▶ _Written exercise_
Please copy every line of the records below that holds the word "code".

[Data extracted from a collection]
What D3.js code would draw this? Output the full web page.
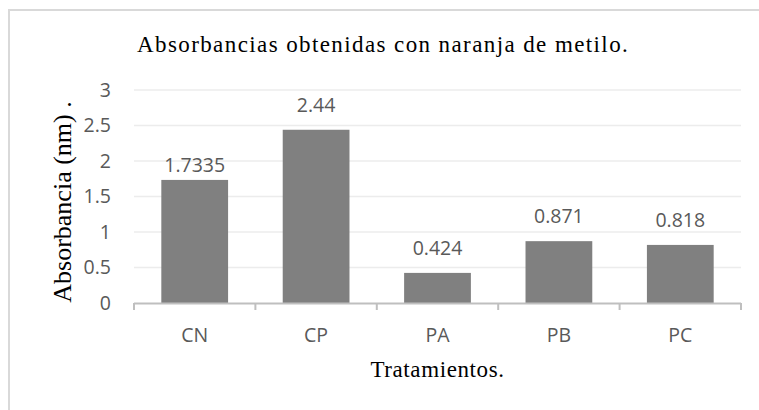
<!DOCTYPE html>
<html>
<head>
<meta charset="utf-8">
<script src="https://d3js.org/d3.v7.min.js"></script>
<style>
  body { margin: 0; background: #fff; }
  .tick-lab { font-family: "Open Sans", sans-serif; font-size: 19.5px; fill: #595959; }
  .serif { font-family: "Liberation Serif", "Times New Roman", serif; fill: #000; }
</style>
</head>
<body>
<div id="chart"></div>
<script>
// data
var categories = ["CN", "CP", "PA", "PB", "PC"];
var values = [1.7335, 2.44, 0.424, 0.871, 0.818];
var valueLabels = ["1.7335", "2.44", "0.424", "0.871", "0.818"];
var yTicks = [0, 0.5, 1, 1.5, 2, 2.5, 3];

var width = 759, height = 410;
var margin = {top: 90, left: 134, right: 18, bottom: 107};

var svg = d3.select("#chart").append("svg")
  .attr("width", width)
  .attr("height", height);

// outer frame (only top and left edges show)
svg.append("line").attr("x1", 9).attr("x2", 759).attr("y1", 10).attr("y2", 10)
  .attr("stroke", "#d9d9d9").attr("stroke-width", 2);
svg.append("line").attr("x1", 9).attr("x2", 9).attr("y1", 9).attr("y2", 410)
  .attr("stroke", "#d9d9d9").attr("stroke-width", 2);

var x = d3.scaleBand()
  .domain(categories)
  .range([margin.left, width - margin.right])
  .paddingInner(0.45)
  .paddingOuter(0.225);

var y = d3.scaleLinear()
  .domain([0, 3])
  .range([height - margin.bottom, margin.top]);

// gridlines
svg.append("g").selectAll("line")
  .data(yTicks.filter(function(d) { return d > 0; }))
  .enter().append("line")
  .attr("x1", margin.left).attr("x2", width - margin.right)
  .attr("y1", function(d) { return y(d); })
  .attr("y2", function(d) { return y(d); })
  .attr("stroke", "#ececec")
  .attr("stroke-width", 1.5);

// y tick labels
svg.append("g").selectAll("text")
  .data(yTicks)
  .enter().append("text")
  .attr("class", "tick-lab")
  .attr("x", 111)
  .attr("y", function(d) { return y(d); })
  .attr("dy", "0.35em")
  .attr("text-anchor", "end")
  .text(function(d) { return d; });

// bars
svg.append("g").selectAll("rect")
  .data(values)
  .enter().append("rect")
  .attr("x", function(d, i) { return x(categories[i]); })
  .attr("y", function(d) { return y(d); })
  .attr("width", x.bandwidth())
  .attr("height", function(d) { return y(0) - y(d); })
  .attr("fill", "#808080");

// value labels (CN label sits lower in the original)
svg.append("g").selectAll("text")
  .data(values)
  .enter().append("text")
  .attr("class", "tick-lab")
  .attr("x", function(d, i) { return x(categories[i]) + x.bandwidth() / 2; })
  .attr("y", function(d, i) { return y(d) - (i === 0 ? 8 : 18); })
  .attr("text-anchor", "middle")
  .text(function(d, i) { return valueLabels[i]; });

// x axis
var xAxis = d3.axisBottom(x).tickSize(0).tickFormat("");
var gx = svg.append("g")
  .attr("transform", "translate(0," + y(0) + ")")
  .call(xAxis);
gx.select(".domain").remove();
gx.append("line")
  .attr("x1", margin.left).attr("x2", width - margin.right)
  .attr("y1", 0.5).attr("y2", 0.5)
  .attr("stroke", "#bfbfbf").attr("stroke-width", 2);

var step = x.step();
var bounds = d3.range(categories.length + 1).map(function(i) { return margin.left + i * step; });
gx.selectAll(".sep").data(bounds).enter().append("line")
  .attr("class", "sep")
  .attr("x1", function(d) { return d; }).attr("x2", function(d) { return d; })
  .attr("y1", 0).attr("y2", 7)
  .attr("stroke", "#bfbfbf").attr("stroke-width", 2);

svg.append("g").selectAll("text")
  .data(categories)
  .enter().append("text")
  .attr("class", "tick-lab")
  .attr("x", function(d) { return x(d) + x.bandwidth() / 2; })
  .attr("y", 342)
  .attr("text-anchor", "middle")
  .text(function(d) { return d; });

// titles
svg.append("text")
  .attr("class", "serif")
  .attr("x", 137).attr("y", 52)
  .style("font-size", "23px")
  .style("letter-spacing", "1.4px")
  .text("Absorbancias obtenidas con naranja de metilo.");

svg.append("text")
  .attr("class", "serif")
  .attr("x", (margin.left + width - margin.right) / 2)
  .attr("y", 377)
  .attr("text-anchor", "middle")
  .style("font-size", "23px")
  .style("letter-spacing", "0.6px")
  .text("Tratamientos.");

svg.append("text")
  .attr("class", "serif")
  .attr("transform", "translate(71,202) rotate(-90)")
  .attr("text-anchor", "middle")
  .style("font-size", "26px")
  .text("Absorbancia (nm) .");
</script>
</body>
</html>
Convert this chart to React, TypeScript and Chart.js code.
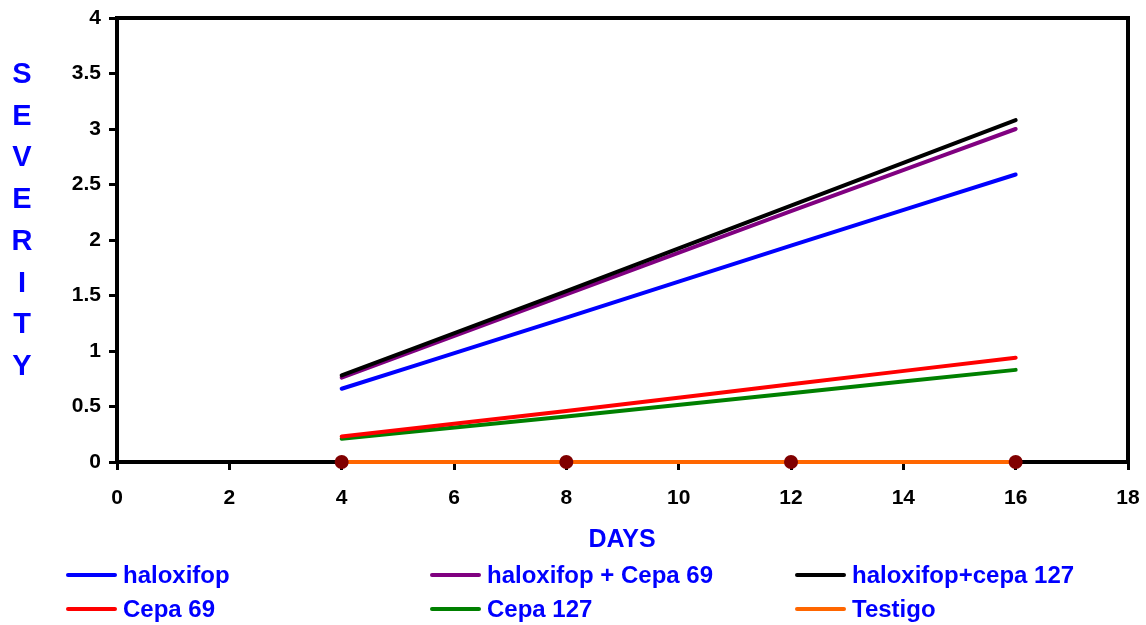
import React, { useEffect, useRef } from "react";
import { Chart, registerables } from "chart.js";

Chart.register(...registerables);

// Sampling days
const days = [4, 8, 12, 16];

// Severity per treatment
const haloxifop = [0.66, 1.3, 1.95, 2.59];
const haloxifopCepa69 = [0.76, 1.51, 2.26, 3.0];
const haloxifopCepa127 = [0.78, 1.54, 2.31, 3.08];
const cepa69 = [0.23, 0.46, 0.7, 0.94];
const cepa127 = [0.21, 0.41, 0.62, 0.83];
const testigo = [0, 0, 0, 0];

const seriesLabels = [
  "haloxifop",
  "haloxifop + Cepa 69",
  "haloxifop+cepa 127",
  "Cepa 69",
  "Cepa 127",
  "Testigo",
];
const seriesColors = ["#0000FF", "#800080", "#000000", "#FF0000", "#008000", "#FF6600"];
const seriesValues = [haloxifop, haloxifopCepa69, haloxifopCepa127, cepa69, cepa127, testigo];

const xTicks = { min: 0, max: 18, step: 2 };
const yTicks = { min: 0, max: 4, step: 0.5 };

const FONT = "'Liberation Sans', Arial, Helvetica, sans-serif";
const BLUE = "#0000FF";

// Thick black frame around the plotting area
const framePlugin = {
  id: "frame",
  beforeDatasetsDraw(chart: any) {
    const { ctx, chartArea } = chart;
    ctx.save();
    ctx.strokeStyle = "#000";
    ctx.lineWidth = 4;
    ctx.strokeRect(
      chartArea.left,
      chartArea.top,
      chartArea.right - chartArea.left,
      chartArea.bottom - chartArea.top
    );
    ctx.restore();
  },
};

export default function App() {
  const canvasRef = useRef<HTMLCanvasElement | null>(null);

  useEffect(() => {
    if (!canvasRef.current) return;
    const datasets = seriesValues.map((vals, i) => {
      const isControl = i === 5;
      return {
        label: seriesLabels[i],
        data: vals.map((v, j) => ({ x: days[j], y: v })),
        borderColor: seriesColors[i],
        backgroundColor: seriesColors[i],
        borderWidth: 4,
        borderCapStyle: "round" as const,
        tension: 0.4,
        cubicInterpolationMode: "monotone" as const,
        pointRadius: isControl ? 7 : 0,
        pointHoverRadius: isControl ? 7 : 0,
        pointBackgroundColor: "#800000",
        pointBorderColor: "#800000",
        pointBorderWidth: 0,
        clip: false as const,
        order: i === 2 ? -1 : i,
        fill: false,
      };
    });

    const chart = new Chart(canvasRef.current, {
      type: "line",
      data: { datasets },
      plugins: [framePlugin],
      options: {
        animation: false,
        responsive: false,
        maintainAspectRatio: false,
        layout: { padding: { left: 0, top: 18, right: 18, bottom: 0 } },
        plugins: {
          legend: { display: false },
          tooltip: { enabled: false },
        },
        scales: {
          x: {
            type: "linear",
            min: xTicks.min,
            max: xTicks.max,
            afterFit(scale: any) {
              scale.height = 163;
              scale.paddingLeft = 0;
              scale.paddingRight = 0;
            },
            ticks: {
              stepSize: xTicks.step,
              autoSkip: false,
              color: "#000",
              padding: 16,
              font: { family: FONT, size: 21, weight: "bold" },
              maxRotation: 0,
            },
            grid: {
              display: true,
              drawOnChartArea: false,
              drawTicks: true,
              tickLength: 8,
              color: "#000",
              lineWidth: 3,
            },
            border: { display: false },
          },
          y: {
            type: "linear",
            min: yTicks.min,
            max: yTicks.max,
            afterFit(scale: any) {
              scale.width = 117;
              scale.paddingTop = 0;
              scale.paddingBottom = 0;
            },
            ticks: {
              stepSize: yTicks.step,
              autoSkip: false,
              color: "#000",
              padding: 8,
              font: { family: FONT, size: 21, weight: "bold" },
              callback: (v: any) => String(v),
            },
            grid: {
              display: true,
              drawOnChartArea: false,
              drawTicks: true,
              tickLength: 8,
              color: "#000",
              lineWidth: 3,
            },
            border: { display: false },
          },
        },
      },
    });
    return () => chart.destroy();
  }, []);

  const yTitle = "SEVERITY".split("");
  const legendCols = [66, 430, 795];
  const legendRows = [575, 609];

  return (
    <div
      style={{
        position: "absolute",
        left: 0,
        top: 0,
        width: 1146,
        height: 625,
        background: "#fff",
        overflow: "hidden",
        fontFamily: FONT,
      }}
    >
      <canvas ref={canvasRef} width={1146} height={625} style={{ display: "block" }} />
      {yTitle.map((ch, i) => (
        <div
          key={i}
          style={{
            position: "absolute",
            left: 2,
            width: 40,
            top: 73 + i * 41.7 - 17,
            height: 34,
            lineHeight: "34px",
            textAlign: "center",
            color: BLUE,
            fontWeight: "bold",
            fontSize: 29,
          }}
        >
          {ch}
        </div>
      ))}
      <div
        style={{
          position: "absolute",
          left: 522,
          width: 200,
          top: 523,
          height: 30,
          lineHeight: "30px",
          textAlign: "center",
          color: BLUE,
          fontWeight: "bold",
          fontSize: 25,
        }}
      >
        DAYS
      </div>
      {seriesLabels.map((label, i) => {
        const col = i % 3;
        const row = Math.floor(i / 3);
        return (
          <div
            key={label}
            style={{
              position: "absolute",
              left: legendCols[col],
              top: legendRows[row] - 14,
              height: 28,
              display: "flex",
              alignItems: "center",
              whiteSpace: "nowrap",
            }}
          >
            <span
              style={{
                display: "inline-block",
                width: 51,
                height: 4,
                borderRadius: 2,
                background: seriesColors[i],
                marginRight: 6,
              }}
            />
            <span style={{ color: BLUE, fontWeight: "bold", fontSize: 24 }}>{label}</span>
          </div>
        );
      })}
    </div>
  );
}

▶ _Correct answer_
What D3.js code would draw this? Output the full web page.
Convert this chart to React, TypeScript and Chart.js code.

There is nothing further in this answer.